Sir William Berkeley's loyalty had in the end overshot itself. His zeal fatigued the King, and in 1677 he was recalled to England. As Governor of Virginia he had been long popular at first but in his old age detested. He had great personal courage, fidelity, and generosity for those things that ran with the current of a deep and narrow soul. He passes from the New World stage, a marked and tragic figure. Behind him his vengeances displeased even loyalist Virginia, willing on the whole to let bygones be bygones among neighbors and kindred. It is said that; when his ship went down the river, bonfires were lighted and cannon and muskets fired for joy. And so beyond the eastward horizon fades the old reactionary.
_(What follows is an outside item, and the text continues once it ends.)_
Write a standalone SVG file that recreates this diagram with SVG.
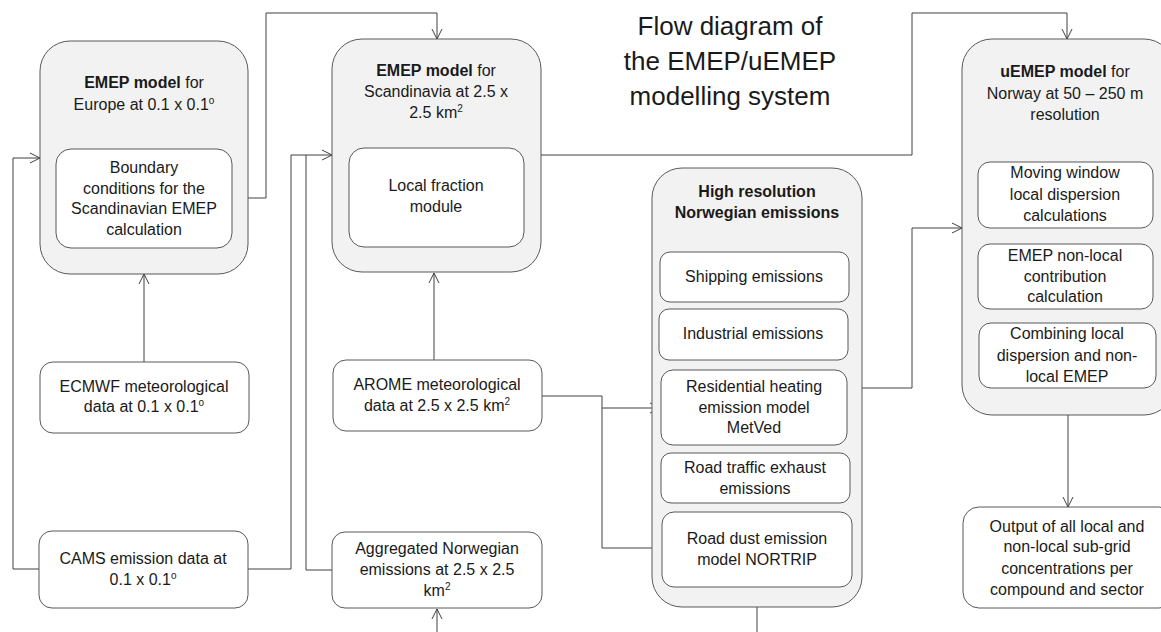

Herbert Jeffreys and then Sir Henry Chicheley follow Berkeley as Governors of Virginia; they are succeeded by Lord Culpeper and he by Lord Howard of Effingham. King Charles dies and James the Second rules in England. Culpeper and Effingham play the Governor merely for what they can get for themselves out of Virginia. (In 1684 the Crown purchased from Culpeper all his rights except in the Northern Neck.) The price of tobacco goes down, down. The crops are too large; the old poor remedies of letting much acreage go unplanted, or destroying and burning where the measure of production is exceeded, and of petitions to the King, are all resorted to, but they procure little relief. Virginia cannot be called prosperous. England hears that the people are still disaffected and unquiet and England stolidly wonders why.

During the reign of the second Charles, Maryland had suffered from political unrest somewhat less than Virginia. The autocracy of Maryland was more benevolent and more temperate than that of her southern neighbor. The name of Calvert is a better symbol of wisdom than the name of Berkeley. Cecil Calvert, second Lord Baltimore, dying in 1675, has a fair niche in the temple of human enlightenment. His son Charles succeeded, third Lord Baltimore and Lord Proprietary of Maryland. Well-intentioned, this Calvert lacked something of the ability of either his father or his grandfather. Though he lived in Maryland while his father had lived in England, his government was not as wise as his father's had been.